Brody commented that his early years had been focused on life within the Jewish Community Centres which form the hub of most American communities and that Maccabi Australia had flourished without the presence of JCCs in Australia. He said that he had “learned the fundamentals of Jewish sport at the JCC”.
Brody said that his fellow players in America asked him frequently “why are you going to Israel and not go for the NBA?”. Brody continues: “I told them that even today, when to be 12th in the draft you get $2.7 million a year for a two-year contract. If I didn’t know what I was going to experience in all those 48 beautiful years in Israel I would definitely take the money. But knowing today if I was getting that same offer and knowing that I would have to pass up what I have been through, what I have seen in that journey I have taken since the Maccabiah Games in 1965, I still wouldn’t take that $2.7 million.”
He said that he went to Israel to play basketball “but I stayed there because I saw what basketball was doing for the country. I owe my life to the Maccabi movement.”
He recalled starting his career with Maccabi Tel Aviv “a team that had never got past round one in the European Basketball Championships”. He said that at the University of Illinois he had played before a regular crowd of over 16,000 spectators.” He described the high quality of the U.S. stadiums, the uniforms, the mode of travel…and in Israel he was rained out in his first game in Haifa.

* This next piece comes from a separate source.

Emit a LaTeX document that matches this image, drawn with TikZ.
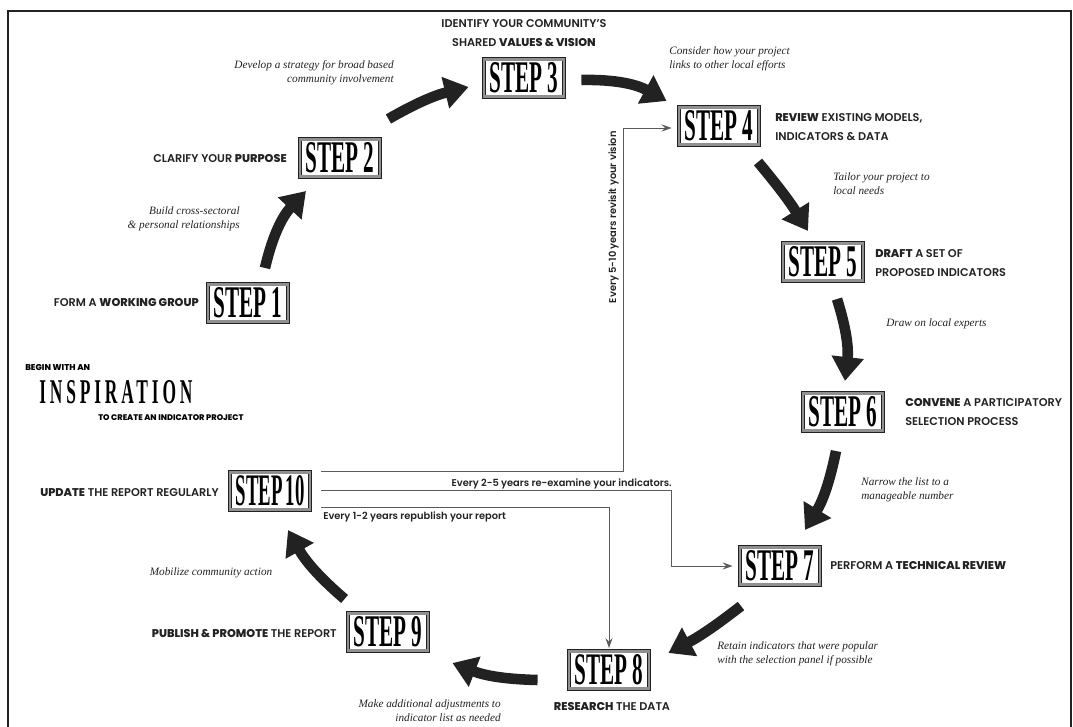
\documentclass[tikz,border=0pt]{standalone}
\usepackage{fontspec}
\usepackage{graphicx}
\usetikzlibrary{arrows.meta,calc}
\setmainfont{Liberation Serif}
\newfontfamily\lblfont{Poppins SemiBold}[BoldFont={Poppins ExtraBold}]
\newfontfamily\stepfont{Liberation Serif}
\definecolor{ink}{HTML}{222222}
\definecolor{fbgray}{HTML}{5A5A5A}
\newcommand{\steptext}[1]{\resizebox{1.72cm}{0.75cm}{\stepfont\bfseries #1}}
\tikzset{
  stepbox/.style  = {rectangle, draw=ink, line width=0.6pt, double=ink!50, double distance=1.6pt,
                     fill=white, minimum width=2.0cm, minimum height=0.93cm, inner sep=0pt},
  steplbl/.style  = {font=\lblfont\fontsize{8}{13.5}\selectfont\color{ink}, inner sep=0pt},
  stepnote/.style = {font=\itshape\fontsize{8}{10}\selectfont\color{ink}, inner sep=0pt},
  bigarrow/.style = {ink, line width=7.5pt, -{Triangle[width=22pt,length=17pt]}},
  fbline/.style   = {fbgray, line width=0.6pt, -{Stealth[length=7pt,width=5pt,inset=2.5pt]}},
  fbtext/.style   = {font=\lblfont\fontsize{7}{8}\selectfont\color{ink}, inner sep=0pt},
}

\begin{document}
\begin{tikzpicture}[x=0.025cm, y=-0.025cm]
\useasboundingbox (0,0) rectangle (1073,727);
% frame
\draw[ink, line width=1.4pt] (8,727) -- (8,11) -- (1071,11) -- (1071,727);

% the ten steps
\node[stepbox] (s1)  at (248,303) {\steptext{STEP 1}};
\node[stepbox] (s2)  at (340,158) {\steptext{STEP 2}};
\node[stepbox] (s3)  at (524,78)  {\steptext{STEP 3}};
\node[stepbox] (s4)  at (719,126) {\steptext{STEP 4}};
\node[stepbox] (s5)  at (823,262) {\steptext{STEP 5}};
\node[stepbox] (s6)  at (843,412) {\steptext{STEP 6}};
\node[stepbox] (s7)  at (780,566) {\steptext{STEP 7}};
\node[stepbox] (s8)  at (609,670) {\steptext{STEP 8}};
\node[stepbox] (s9)  at (388,632) {\steptext{STEP 9}};
\node[stepbox] (s10) at (270,491) {\steptext{STEP\,10}};

% titles
\node[steplbl, anchor=east] (l1) at (199,303) {FORM A \textbf{WORKING GROUP}};
\node[steplbl, anchor=east] (l2) at (287,159) {CLARIFY YOUR \textbf{PURPOSE}};
\node[steplbl, align=center] (l3) at (524,33) {IDENTIFY YOUR COMMUNITY’S\\SHARED \textbf{VALUES \& VISION}};
\node[steplbl, anchor=west, align=left] (l4) at (775,127) {\textbf{REVIEW} EXISTING MODELS,\\INDICATORS \& DATA};
\node[steplbl, anchor=west, align=left] (l5) at (875,263) {\textbf{DRAFT} A SET OF\\PROPOSED INDICATORS};
\node[steplbl, anchor=west, align=left] (l6) at (905,412) {\textbf{CONVENE} A PARTICIPATORY\\SELECTION PROCESS};
\node[steplbl, anchor=west] (l7) at (830,566) {PERFORM A \textbf{TECHNICAL REVIEW}};
\node[steplbl] (l8) at (612,707) {\textbf{RESEARCH} THE DATA};
\node[steplbl, anchor=east] (l9) at (337,634) {\textbf{PUBLISH \& PROMOTE} THE REPORT};
\node[steplbl, anchor=east] (l10) at (219,493) {\textbf{UPDATE} THE REPORT REGULARLY};

% notes
\node[stepnote, anchor=east, align=right] (n1) at (240,219) {Build cross-sectoral\\\& personal relationships};
\node[stepnote, anchor=east, align=right] (n2) at (394,73) {Develop a strategy for broad based\\community involvement};
\node[stepnote, anchor=west, align=left] (n3) at (669,59) {Consider how your project\\links to other local efforts};
\node[stepnote, anchor=west, align=left] (n4) at (833,184) {Tailor your project to\\local needs};
\node[stepnote, anchor=west] (n5) at (886,324) {Draw on local experts};
\node[stepnote, anchor=west, align=left] (n6) at (861,490) {Narrow the list to a\\manageable number};
\node[stepnote, anchor=west, align=left] (n7) at (717,654) {Retain indicators that were popular\\with the selection panel if possible};
\node[stepnote, anchor=east, align=right] (n8) at (501,711) {Make additional adjustments to\\indicator list as needed};
\node[stepnote] (n9) at (211,573) {Mobilize community action};

% inspiration
\node[font=\lblfont\bfseries\fontsize{6}{7}\selectfont, anchor=west, inner sep=0pt] (beg) at (25,368) {BEGIN WITH AN};
\node[anchor=west, inner sep=0pt] (insp) at (39,392)
  {\resizebox{3.83cm}{0.575cm}{\stepfont\bfseries\addfontfeatures{LetterSpace=22}INSPIRATION}};
\node[font=\lblfont\bfseries\fontsize{5.8}{7}\selectfont, anchor=west, inner sep=0pt] (tocr) at (98,418) {TO CREATE AN INDICATOR PROJECT};

% cycle arrows
\draw[bigarrow] ($(s1.north)+(17,-16)$)       to[bend left=15] ($(s2.south)+(-34,14)$);
\draw[bigarrow] ($(s2.north east)+(8,-20)$)   to[bend left=8]  ($(s3.west)+(-15,9)$);
\draw[bigarrow] ($(s3.east)+(17,2)$)          to[bend left=15] ($(s4.north west)+(-12,-6)$);
\draw[bigarrow] ($(s4.south)+(39,17)$)        to[bend left=4]  ($(s5.north)+(-15,-12)$);
\draw[bigarrow] ($(s5.south)+(14,18)$)        to[bend left=12] ($(s6.north)+(2,-12)$);
\draw[bigarrow] ($(s6.south)+(-7,20)$)        to[bend left=10] ($(s7.north)+(25,-17)$);
\draw[bigarrow] ($(s7.south)+(-39,21)$)       to[bend left=5]  ($(s8.north east)+(19,2)$);
\draw[bigarrow] ($(s8.west)+(-31,10)$)        to[bend left=10] ($(s9.south east)+(24,12)$);
\draw[bigarrow] ($(s9.north west)+(-3,-14)$)  to[bend left=10] ($(s10.south)+(18,20)$);

% feedback loops
\draw[fbline] ($(s10.east)+(11,-20)$) -| ($(s4.west)+(-55,2)$) -- ($(s4.west)+(-7,2)$);
\draw[fbline] ($(s10.east)+(11,-1)$) -| ($(s7.west)+(-68,0)$) -- ($(s7.west)+(-7,0)$);
\draw[fbline] ($(s10.east)+(11,16)$) -| ($(s8.north)+(0,-3)$);
\node[fbtext, rotate=90, anchor=south east] (t510) at (619,131) {Every 5-10 years revisit your vision};
\node[fbtext, anchor=east] (t25) at (672,484) {Every 2-5 years re-examine your indicators.};
\node[fbtext, anchor=west] (t12) at (323,517) {Every 1-2 years republish your report};
\end{tikzpicture}
\end{document}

Things were to change rapidly for Brody, basketball and Maccabi Tel Aviv. Tal Brody said that Israel became known “as the sports capital of the Middle East”. It was not long before basketball superceded soccer as the most popular game in Israel.
With only one TV channel at the time, the year Maccabi Tel Aviv got to the finals of the European Championships “caused a revolution of sport in Israel.

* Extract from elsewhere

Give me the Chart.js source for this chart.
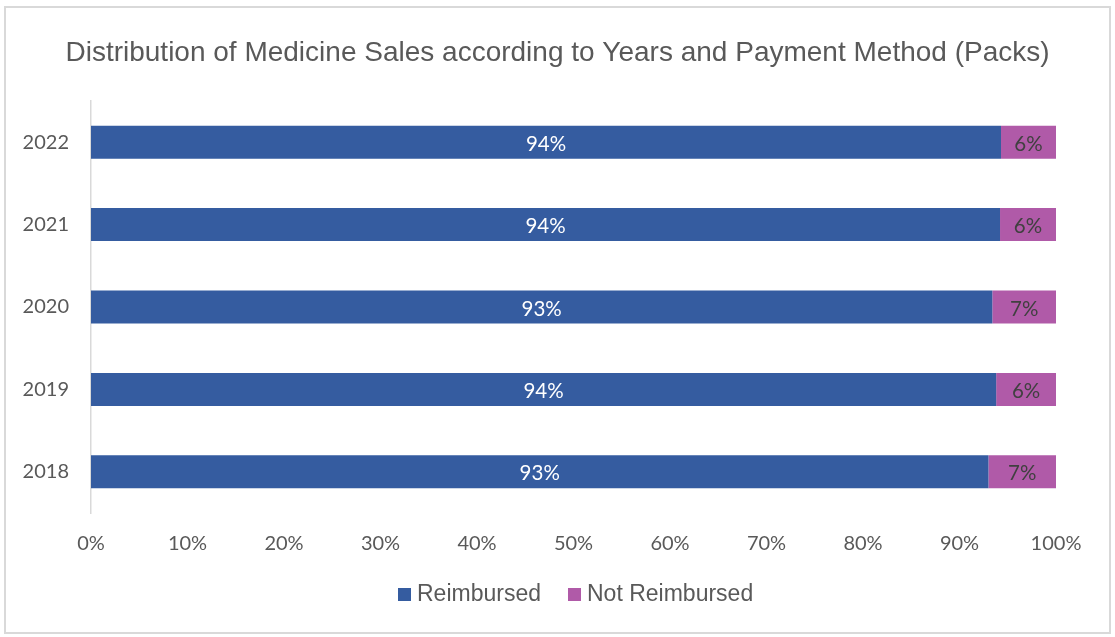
<!DOCTYPE html>
<html>
<head>
<meta charset="utf-8">
<script src="https://cdn.jsdelivr.net/npm/chart.js@4.4.0/dist/chart.umd.min.js"></script>
<style>
  html, body { margin: 0; padding: 0; background: #fff; }
  #wrap { position: relative; width: 1115px; height: 637px; }
  #frame { position: absolute; left: 4px; top: 6px; width: 1107px; height: 628px;
           box-sizing: border-box; border: 2px solid #d9d9d9; pointer-events: none; }
</style>
</head>
<body>
<div id="wrap">
  <canvas id="myChart" width="1115" height="637"></canvas>
  <div id="frame"></div>
</div>
<script>
const years = ['2018', '2019', '2020', '2021', '2022'];
const reimbursed = [93.0, 93.8, 93.4, 94.2, 94.3];
const notReimbursed = [7.0, 6.2, 6.6, 5.8, 5.7];
const xTicks = [0, 10, 20, 30, 40, 50, 60, 70, 80, 90, 100];

const BLUE = '#355ca0';
const PINK = '#b05aa8';

// values written on the bars
const barLabels = {
  id: 'barLabels',
  afterDatasetsDraw(chart) {
    const ctx = chart.ctx;
    ctx.save();
    ctx.font = '20.5px Lato, "Open Sans", sans-serif';
    ctx.textAlign = 'center';
    ctx.textBaseline = 'middle';
    chart.data.datasets.forEach((ds, i) => {
      chart.getDatasetMeta(i).data.forEach((bar, j) => {
        ctx.fillStyle = i === 0 ? '#ffffff' : '#404040';
        ctx.fillText(Math.round(ds.data[j]) + '%', (bar.base + bar.x) / 2, bar.y + 2);
      });
    });
    ctx.restore();
  }
};

// legend under the axis, drawn by hand to get the spacing right
const bottomLegend = {
  id: 'bottomLegend',
  afterDraw(chart) {
    const ctx = chart.ctx;
    ctx.save();
    ctx.font = '23px "Liberation Sans", Arial, sans-serif';
    ctx.textBaseline = 'middle';
    let x = 398;
    const y = 595;
    chart.data.datasets.forEach((ds, i) => {
      ctx.fillStyle = ds.backgroundColor;
      ctx.fillRect(x, y - 7, 13, 13);
      x += 19;
      ctx.fillStyle = '#595959';
      ctx.fillText(ds.label, x, y);
      x += ctx.measureText(ds.label).width + 27;
    });
    ctx.restore();
  }
};

const myChartRef = document.getElementById('myChart').getContext('2d');

new Chart(myChartRef, {
  type: 'bar',
  data: {
    labels: years,
    datasets: [
      { label: 'Reimbursed', data: reimbursed, backgroundColor: BLUE, borderWidth: 0 },
      { label: 'Not Reimbursed', data: notReimbursed, backgroundColor: PINK, borderWidth: 0 }
    ]
  },
  options: {
    indexAxis: 'y',
    responsive: false,
    animation: false,
    layout: { padding: { left: 0, right: 0, top: 0, bottom: 70 } },
    datasets: { bar: { categoryPercentage: 1, barPercentage: 0.4 } },
    scales: {
      x: {
        stacked: true,
        min: 0,
        max: 100,
        afterBuildTicks: (s) => { s.ticks = xTicks.map(v => ({ value: v })); },
        afterFit: (s) => { s.height = 54; },
        grid: { display: false, drawTicks: false },
        border: { display: false },
        ticks: {
          padding: 19,
          color: '#595959',
          font: { family: 'Lato, "Open Sans", sans-serif', size: 20 },
          callback: (v) => v + '%'
        }
      },
      y: {
        stacked: true,
        reverse: true,
        afterFit: (s) => { s.width = 91; },
        grid: { display: false, drawTicks: false },
        border: { display: true, color: '#d9d9d9', width: 1.5 },
        ticks: {
          padding: 22,
          color: '#595959',
          font: { family: 'Lato, "Open Sans", sans-serif', size: 20 }
        }
      },
      // empty right margin so the title stays centred on the whole canvas
      yRight: {
        type: 'linear',
        position: 'right',
        afterFit: (s) => { s.width = 59; },
        grid: { display: false, drawTicks: false },
        border: { display: false },
        ticks: { display: false }
      }
    },
    plugins: {
      legend: { display: false },
      tooltip: { enabled: false },
      title: {
        display: true,
        text: 'Distribution of Medicine Sales according to Years and Payment Method (Packs)',
        color: '#595959',
        font: { family: '"Liberation Sans", Arial, sans-serif', size: 28, weight: 'normal' },
        padding: { top: 36, bottom: 31.4 }
      }
    }
  },
  plugins: [barLabels, bottomLegend]
});
</script>
</body>
</html>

Discussing antisemitism Brody said that “he saw what it meant for the Jews” in the 1960s when Maccabi Tel Aviv would compete in Europe…and win.

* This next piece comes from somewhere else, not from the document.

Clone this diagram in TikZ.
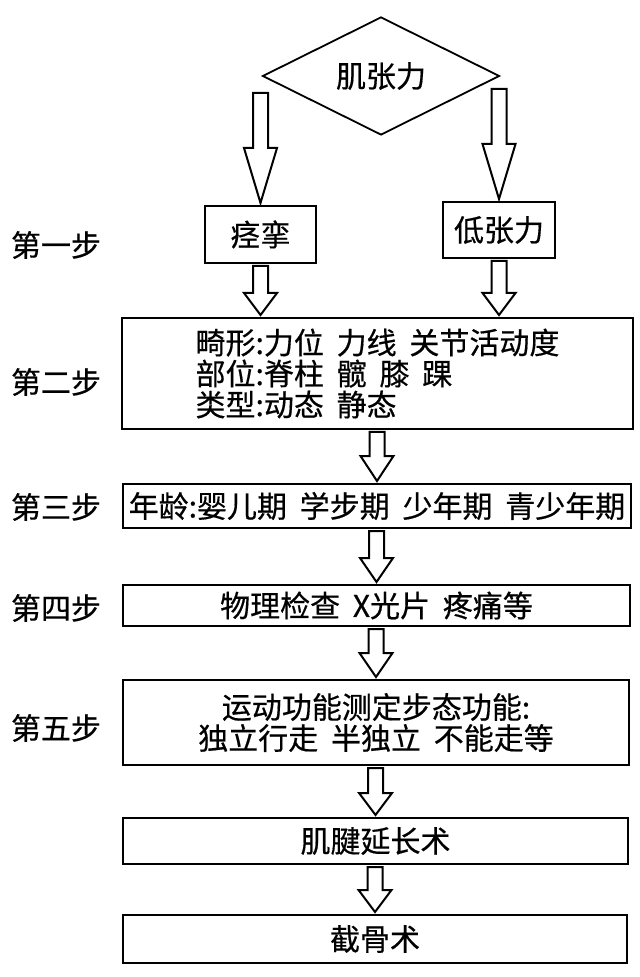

When he decided to make Aliyah Tal’s dream of playing in the NBA “just drifted aside and another dream came in that Israel would one day take out the European basketball championship.”
Brody reminisced of what it was like to return to Israel after winning the European Championships. “Over 150,000 Israelis greets us in what is today Rabin Square. We were invited to the Prime Minister’s office. Rabin said to me ‘Tal, you don’t know what this means to the country of Israel that lost eleven of its best athletes at the Munich Olympics. In 1973 we had over 6,000 Israeli soldiers killed or wounded in the war. You saying We are on the map! And we are staying on the map – not only in sports, but in everything picked every one up and changed the mood of the country.”
Israel went on to win the European Championship in 1981 for the second time in Strasbourg.
In 2001, 16,000 spectators in Paris including 7,000 from Israel, watched the national side win the championship for the third time. Brody said: “It inspired French Jews to put yarmulkes on their heads, to place Israeli flags on their cars and to drive up and down the Champs Elysees.
In 2004, the Israeli side beat an Italian team by 44 points.
They went on to win a fifth championship in Russia.
Two years ago in Milan, over 10,000 Jews from Israel and Europe were present when the side beat Spanish Real Madrid to net their sixth championship.
“We are on the map! And we are staying on the map – not only in sports, but in everything.
Tal Brody is an Ambassador of Goodwill for the State of Israel.